-- start of Data provided --
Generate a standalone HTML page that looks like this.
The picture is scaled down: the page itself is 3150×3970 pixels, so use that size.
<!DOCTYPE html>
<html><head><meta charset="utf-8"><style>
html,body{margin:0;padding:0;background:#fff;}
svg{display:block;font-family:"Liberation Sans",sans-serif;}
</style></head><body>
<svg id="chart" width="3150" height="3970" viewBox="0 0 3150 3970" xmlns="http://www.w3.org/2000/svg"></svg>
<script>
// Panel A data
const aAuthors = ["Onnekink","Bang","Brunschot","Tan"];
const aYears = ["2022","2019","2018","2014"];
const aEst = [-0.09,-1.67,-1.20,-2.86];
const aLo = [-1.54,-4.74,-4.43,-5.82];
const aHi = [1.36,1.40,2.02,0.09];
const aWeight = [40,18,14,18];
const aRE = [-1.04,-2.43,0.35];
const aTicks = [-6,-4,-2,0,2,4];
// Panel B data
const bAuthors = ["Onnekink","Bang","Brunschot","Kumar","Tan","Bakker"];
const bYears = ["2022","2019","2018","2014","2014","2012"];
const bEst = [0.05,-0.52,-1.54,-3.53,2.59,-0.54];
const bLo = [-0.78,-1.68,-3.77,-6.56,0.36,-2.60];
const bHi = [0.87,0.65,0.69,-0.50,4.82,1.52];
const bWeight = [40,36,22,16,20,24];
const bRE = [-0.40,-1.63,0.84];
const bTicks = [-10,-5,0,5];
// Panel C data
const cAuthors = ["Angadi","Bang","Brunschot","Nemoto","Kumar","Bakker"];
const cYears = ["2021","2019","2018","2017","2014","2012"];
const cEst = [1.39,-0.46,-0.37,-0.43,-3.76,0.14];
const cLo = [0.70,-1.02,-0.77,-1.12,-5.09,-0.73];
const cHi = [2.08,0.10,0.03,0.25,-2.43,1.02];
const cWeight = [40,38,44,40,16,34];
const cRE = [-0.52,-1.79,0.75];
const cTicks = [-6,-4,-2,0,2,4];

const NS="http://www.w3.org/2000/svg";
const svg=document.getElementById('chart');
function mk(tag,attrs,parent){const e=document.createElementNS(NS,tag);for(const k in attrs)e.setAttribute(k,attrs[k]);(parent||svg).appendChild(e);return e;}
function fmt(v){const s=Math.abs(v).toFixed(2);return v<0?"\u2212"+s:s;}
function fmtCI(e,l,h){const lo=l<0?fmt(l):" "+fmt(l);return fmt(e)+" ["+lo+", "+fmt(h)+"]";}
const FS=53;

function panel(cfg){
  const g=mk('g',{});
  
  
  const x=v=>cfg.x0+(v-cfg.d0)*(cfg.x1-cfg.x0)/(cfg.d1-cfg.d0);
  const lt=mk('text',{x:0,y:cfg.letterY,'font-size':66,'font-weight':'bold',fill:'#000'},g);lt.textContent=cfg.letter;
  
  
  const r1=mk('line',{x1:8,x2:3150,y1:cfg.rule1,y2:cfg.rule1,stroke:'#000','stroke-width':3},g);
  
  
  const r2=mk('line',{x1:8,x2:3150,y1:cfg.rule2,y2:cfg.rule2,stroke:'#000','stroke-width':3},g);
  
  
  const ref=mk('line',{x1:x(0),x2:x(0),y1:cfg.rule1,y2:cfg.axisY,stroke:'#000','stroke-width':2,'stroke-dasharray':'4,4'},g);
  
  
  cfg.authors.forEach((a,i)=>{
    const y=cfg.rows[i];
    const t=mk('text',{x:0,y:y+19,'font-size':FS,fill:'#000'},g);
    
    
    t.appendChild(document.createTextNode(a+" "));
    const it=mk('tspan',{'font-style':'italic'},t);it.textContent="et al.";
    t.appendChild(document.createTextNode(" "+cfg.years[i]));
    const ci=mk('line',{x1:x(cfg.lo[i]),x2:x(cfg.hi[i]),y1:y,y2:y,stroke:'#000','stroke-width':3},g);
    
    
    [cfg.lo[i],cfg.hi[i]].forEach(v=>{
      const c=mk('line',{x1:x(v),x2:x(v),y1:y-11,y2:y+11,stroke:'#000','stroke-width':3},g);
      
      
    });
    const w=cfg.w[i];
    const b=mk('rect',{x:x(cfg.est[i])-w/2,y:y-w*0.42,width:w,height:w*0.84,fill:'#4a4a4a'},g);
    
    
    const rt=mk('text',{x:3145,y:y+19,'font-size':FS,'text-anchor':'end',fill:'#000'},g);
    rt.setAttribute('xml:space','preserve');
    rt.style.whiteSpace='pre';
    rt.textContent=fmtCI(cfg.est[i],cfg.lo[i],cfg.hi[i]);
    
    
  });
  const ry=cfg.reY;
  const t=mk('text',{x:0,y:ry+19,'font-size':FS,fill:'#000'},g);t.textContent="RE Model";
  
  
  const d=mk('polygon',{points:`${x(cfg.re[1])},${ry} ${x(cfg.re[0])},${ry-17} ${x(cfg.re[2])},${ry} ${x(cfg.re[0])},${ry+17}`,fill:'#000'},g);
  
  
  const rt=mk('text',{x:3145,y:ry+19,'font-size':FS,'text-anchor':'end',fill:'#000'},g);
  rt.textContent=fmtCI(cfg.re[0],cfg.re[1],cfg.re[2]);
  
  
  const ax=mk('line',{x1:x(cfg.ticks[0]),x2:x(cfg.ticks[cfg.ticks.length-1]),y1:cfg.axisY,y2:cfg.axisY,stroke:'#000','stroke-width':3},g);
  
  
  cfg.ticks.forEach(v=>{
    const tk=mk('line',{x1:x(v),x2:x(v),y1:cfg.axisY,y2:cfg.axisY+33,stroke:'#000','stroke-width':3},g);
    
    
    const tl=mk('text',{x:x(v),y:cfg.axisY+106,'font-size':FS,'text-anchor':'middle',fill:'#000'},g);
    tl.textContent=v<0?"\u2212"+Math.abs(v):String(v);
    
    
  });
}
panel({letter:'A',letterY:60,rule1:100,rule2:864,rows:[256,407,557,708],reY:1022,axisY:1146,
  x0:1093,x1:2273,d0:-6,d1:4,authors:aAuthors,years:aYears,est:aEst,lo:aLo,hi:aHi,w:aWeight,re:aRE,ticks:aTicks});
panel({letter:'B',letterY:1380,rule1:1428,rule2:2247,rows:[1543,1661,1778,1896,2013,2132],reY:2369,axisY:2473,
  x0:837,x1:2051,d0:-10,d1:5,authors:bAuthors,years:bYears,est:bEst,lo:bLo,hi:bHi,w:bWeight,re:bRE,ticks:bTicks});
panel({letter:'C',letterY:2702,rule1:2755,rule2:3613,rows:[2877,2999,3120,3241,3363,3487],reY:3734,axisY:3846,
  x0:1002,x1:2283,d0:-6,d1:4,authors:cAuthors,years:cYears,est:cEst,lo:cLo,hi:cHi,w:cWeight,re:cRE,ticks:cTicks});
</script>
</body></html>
-- end of Data provided --
### [Directive]
Copy all data exactly, start to finish.

### [Solved problem]
Generate a standalone HTML page that looks like this.
The picture is scaled down: the page itself is 3150×3970 pixels, so use that size.
<!DOCTYPE html>
<html><head><meta charset="utf-8"><style>
html,body{margin:0;padding:0;background:#fff;}
svg{display:block;font-family:"Liberation Sans",sans-serif;}
</style></head><body>
<svg id="chart" width="3150" height="3970" viewBox="0 0 3150 3970" xmlns="http://www.w3.org/2000/svg"></svg>
<script>
// Panel A data
const aAuthors = ["Onnekink","Bang","Brunschot","Tan"];
const aYears = ["2022","2019","2018","2014"];
const aEst = [-0.09,-1.67,-1.20,-2.86];
const aLo = [-1.54,-4.74,-4.43,-5.82];
const aHi = [1.36,1.40,2.02,0.09];
const aWeight = [40,18,14,18];
const aRE = [-1.04,-2.43,0.35];
const aTicks = [-6,-4,-2,0,2,4];
// Panel B data
const bAuthors = ["Onnekink","Bang","Brunschot","Kumar","Tan","Bakker"];
const bYears = ["2022","2019","2018","2014","2014","2012"];
const bEst = [0.05,-0.52,-1.54,-3.53,2.59,-0.54];
const bLo = [-0.78,-1.68,-3.77,-6.56,0.36,-2.60];
const bHi = [0.87,0.65,0.69,-0.50,4.82,1.52];
const bWeight = [40,36,22,16,20,24];
const bRE = [-0.40,-1.63,0.84];
const bTicks = [-10,-5,0,5];
// Panel C data
const cAuthors = ["Angadi","Bang","Brunschot","Nemoto","Kumar","Bakker"];
const cYears = ["2021","2019","2018","2017","2014","2012"];
const cEst = [1.39,-0.46,-0.37,-0.43,-3.76,0.14];
const cLo = [0.70,-1.02,-0.77,-1.12,-5.09,-0.73];
const cHi = [2.08,0.10,0.03,0.25,-2.43,1.02];
const cWeight = [40,38,44,40,16,34];
const cRE = [-0.52,-1.79,0.75];
const cTicks = [-6,-4,-2,0,2,4];

const NS="http://www.w3.org/2000/svg";
const svg=document.getElementById('chart');
function mk(tag,attrs,parent){const e=document.createElementNS(NS,tag);for(const k in attrs)e.setAttribute(k,attrs[k]);(parent||svg).appendChild(e);return e;}
function fmt(v){const s=Math.abs(v).toFixed(2);return v<0?"\u2212"+s:s;}
function fmtCI(e,l,h){const lo=l<0?fmt(l):" "+fmt(l);return fmt(e)+" ["+lo+", "+fmt(h)+"]";}
const FS=53;

function panel(cfg){
  const g=mk('g',{});
  
  
  const x=v=>cfg.x0+(v-cfg.d0)*(cfg.x1-cfg.x0)/(cfg.d1-cfg.d0);
  const lt=mk('text',{x:0,y:cfg.letterY,'font-size':66,'font-weight':'bold',fill:'#000'},g);lt.textContent=cfg.letter;
  
  
  const r1=mk('line',{x1:8,x2:3150,y1:cfg.rule1,y2:cfg.rule1,stroke:'#000','stroke-width':3},g);
  
  
  const r2=mk('line',{x1:8,x2:3150,y1:cfg.rule2,y2:cfg.rule2,stroke:'#000','stroke-width':3},g);
  
  
  const ref=mk('line',{x1:x(0),x2:x(0),y1:cfg.rule1,y2:cfg.axisY,stroke:'#000','stroke-width':2,'stroke-dasharray':'4,4'},g);
  
  
  cfg.authors.forEach((a,i)=>{
    const y=cfg.rows[i];
    const t=mk('text',{x:0,y:y+19,'font-size':FS,fill:'#000'},g);
    
    
    t.appendChild(document.createTextNode(a+" "));
    const it=mk('tspan',{'font-style':'italic'},t);it.textContent="et al.";
    t.appendChild(document.createTextNode(" "+cfg.years[i]));
    const ci=mk('line',{x1:x(cfg.lo[i]),x2:x(cfg.hi[i]),y1:y,y2:y,stroke:'#000','stroke-width':3},g);
    
    
    [cfg.lo[i],cfg.hi[i]].forEach(v=>{
      const c=mk('line',{x1:x(v),x2:x(v),y1:y-11,y2:y+11,stroke:'#000','stroke-width':3},g);
      
      
    });
    const w=cfg.w[i];
    const b=mk('rect',{x:x(cfg.est[i])-w/2,y:y-w*0.42,width:w,height:w*0.84,fill:'#4a4a4a'},g);
    
    
    const rt=mk('text',{x:3145,y:y+19,'font-size':FS,'text-anchor':'end',fill:'#000'},g);
    rt.setAttribute('xml:space','preserve');
    rt.style.whiteSpace='pre';
    rt.textContent=fmtCI(cfg.est[i],cfg.lo[i],cfg.hi[i]);
    
    
  });
  const ry=cfg.reY;
  const t=mk('text',{x:0,y:ry+19,'font-size':FS,fill:'#000'},g);t.textContent="RE Model";
  
  
  const d=mk('polygon',{points:`${x(cfg.re[1])},${ry} ${x(cfg.re[0])},${ry-17} ${x(cfg.re[2])},${ry} ${x(cfg.re[0])},${ry+17}`,fill:'#000'},g);
  
  
  const rt=mk('text',{x:3145,y:ry+19,'font-size':FS,'text-anchor':'end',fill:'#000'},g);
  rt.textContent=fmtCI(cfg.re[0],cfg.re[1],cfg.re[2]);
  
  
  const ax=mk('line',{x1:x(cfg.ticks[0]),x2:x(cfg.ticks[cfg.ticks.length-1]),y1:cfg.axisY,y2:cfg.axisY,stroke:'#000','stroke-width':3},g);
  
  
  cfg.ticks.forEach(v=>{
    const tk=mk('line',{x1:x(v),x2:x(v),y1:cfg.axisY,y2:cfg.axisY+33,stroke:'#000','stroke-width':3},g);
    
    
    const tl=mk('text',{x:x(v),y:cfg.axisY+106,'font-size':FS,'text-anchor':'middle',fill:'#000'},g);
    tl.textContent=v<0?"\u2212"+Math.abs(v):String(v);
    
    
  });
}
panel({letter:'A',letterY:60,rule1:100,rule2:864,rows:[256,407,557,708],reY:1022,axisY:1146,
  x0:1093,x1:2273,d0:-6,d1:4,authors:aAuthors,years:aYears,est:aEst,lo:aLo,hi:aHi,w:aWeight,re:aRE,ticks:aTicks});
panel({letter:'B',letterY:1380,rule1:1428,rule2:2247,rows:[1543,1661,1778,1896,2013,2132],reY:2369,axisY:2473,
  x0:837,x1:2051,d0:-10,d1:5,authors:bAuthors,years:bYears,est:bEst,lo:bLo,hi:bHi,w:bWeight,re:bRE,ticks:bTicks});
panel({letter:'C',letterY:2702,rule1:2755,rule2:3613,rows:[2877,2999,3120,3241,3363,3487],reY:3734,axisY:3846,
  x0:1002,x1:2283,d0:-6,d1:4,authors:cAuthors,years:cYears,est:cEst,lo:cLo,hi:cHi,w:cWeight,re:cRE,ticks:cTicks});
</script>
</body></html>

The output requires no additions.